- **What to work on**: Repeat everything from the first line of the listing below through the line that contains "const toPoints = (ys: number[])", exactly. Leave out pictures.

- **Given data**:
==========

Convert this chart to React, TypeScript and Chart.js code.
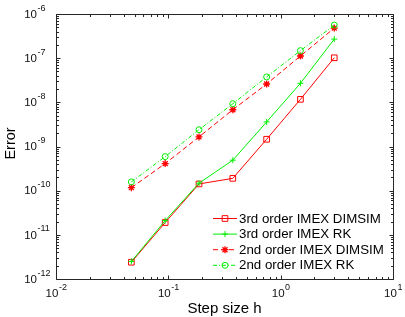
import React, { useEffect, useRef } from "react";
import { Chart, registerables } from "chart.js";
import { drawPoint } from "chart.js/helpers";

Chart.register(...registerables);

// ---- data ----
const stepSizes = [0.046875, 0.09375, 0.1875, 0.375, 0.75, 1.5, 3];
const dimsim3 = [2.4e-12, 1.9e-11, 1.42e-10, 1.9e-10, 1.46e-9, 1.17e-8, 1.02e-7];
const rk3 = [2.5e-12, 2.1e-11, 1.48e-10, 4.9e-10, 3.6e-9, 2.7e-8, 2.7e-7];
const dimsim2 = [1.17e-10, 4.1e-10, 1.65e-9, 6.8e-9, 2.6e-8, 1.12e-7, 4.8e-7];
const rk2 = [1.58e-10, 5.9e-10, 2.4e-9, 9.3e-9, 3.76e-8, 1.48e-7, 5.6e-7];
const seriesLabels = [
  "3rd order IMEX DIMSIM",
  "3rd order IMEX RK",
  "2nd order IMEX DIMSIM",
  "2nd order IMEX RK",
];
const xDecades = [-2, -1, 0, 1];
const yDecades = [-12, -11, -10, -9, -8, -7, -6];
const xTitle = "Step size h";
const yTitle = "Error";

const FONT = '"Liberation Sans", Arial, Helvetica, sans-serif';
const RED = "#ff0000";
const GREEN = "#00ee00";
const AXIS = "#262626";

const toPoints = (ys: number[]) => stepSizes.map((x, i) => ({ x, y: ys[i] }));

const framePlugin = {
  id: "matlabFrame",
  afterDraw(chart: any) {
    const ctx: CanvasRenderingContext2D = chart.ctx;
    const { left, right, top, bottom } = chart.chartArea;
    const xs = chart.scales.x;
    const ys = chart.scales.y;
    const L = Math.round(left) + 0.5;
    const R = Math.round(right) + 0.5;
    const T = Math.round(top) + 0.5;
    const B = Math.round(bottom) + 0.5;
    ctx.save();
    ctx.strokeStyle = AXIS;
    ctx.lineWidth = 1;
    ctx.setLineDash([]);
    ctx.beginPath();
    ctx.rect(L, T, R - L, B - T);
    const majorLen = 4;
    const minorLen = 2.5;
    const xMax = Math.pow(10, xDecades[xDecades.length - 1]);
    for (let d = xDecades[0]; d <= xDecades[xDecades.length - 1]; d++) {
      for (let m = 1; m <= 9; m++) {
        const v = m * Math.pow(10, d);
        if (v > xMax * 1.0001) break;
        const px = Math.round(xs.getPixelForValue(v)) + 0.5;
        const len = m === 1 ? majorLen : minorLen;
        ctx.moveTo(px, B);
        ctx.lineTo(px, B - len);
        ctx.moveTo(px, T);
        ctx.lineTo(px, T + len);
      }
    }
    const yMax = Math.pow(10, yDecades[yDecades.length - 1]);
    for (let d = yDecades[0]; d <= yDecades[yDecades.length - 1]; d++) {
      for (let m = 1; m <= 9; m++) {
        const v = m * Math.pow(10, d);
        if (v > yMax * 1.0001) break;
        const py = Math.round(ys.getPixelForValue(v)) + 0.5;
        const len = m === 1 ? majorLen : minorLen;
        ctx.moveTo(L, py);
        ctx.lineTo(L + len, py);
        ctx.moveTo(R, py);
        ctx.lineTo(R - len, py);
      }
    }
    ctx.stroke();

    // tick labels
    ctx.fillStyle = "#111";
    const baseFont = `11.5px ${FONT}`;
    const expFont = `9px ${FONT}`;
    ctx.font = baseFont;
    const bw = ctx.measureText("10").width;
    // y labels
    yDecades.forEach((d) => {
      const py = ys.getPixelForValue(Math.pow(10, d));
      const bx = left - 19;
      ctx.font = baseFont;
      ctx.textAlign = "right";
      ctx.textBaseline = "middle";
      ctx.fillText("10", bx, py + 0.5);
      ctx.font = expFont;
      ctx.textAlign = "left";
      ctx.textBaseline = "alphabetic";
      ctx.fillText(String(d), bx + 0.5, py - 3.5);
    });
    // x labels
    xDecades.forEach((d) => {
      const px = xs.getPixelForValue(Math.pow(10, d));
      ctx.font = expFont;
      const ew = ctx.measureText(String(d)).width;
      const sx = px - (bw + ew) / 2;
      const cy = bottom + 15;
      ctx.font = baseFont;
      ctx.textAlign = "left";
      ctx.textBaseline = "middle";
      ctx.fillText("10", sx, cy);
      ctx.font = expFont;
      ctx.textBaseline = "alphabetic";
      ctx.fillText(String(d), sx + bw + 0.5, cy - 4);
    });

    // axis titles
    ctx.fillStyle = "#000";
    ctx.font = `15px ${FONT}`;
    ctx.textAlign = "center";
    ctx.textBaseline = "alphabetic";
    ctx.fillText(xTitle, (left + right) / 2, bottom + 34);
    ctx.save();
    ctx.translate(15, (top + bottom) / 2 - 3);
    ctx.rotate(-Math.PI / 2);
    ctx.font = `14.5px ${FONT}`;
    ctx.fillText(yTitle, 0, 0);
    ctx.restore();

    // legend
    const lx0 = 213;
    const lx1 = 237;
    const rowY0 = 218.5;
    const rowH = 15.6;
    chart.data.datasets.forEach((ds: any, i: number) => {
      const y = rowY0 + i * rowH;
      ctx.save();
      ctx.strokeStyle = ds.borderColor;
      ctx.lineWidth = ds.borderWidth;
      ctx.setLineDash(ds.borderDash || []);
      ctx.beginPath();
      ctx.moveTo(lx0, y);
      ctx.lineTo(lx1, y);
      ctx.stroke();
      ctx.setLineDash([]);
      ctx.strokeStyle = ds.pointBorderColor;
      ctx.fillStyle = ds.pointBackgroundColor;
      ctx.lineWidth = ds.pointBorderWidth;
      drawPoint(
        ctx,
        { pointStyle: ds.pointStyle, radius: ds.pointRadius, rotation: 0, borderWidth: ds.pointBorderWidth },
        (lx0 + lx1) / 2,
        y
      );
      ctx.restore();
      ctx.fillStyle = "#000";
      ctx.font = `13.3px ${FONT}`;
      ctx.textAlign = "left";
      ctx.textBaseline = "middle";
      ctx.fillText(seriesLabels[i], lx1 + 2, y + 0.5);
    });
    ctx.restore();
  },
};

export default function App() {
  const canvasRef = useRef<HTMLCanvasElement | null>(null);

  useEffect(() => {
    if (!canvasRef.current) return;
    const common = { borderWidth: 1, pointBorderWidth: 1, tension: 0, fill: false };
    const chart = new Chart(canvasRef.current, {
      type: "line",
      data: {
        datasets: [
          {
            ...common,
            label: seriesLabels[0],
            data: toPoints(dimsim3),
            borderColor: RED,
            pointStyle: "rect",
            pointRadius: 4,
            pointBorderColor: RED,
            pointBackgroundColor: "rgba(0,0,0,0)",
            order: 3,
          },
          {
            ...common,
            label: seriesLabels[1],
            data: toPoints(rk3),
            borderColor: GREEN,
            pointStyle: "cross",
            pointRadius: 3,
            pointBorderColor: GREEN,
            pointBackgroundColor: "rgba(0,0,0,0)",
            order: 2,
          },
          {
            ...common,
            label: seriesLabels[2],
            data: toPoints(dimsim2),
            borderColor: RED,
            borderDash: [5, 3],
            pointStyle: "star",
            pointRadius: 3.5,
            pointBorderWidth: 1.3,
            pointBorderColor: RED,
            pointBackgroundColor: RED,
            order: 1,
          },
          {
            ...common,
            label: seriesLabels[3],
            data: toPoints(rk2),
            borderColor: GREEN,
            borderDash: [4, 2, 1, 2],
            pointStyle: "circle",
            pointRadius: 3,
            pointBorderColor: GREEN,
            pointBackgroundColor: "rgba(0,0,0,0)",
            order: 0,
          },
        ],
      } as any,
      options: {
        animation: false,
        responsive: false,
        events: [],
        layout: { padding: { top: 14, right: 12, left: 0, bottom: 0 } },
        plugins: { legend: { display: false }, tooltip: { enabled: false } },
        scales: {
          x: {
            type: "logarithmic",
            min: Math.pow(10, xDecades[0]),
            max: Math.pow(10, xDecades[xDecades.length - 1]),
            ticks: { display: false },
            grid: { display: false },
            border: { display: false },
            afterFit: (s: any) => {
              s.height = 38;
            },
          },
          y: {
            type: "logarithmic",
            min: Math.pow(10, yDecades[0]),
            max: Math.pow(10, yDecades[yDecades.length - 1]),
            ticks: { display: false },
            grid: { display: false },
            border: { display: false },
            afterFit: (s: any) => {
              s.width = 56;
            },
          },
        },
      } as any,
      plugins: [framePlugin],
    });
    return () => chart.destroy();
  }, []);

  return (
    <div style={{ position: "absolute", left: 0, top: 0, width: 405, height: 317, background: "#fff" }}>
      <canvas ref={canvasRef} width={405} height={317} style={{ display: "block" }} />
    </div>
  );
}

==========

- **Solution below**:
Convert this chart to React, TypeScript and Chart.js code.
import React, { useEffect, useRef } from "react";
import { Chart, registerables } from "chart.js";
import { drawPoint } from "chart.js/helpers";

Chart.register(...registerables);

// ---- data ----
const stepSizes = [0.046875, 0.09375, 0.1875, 0.375, 0.75, 1.5, 3];
const dimsim3 = [2.4e-12, 1.9e-11, 1.42e-10, 1.9e-10, 1.46e-9, 1.17e-8, 1.02e-7];
const rk3 = [2.5e-12, 2.1e-11, 1.48e-10, 4.9e-10, 3.6e-9, 2.7e-8, 2.7e-7];
const dimsim2 = [1.17e-10, 4.1e-10, 1.65e-9, 6.8e-9, 2.6e-8, 1.12e-7, 4.8e-7];
const rk2 = [1.58e-10, 5.9e-10, 2.4e-9, 9.3e-9, 3.76e-8, 1.48e-7, 5.6e-7];
const seriesLabels = [
  "3rd order IMEX DIMSIM",
  "3rd order IMEX RK",
  "2nd order IMEX DIMSIM",
  "2nd order IMEX RK",
];
const xDecades = [-2, -1, 0, 1];
const yDecades = [-12, -11, -10, -9, -8, -7, -6];
const xTitle = "Step size h";
const yTitle = "Error";

const FONT = '"Liberation Sans", Arial, Helvetica, sans-serif';
const RED = "#ff0000";
const GREEN = "#00ee00";
const AXIS = "#262626";

const toPoints = (ys: number[]) => stepSizes.map((x, i) => ({ x, y: ys[i] }));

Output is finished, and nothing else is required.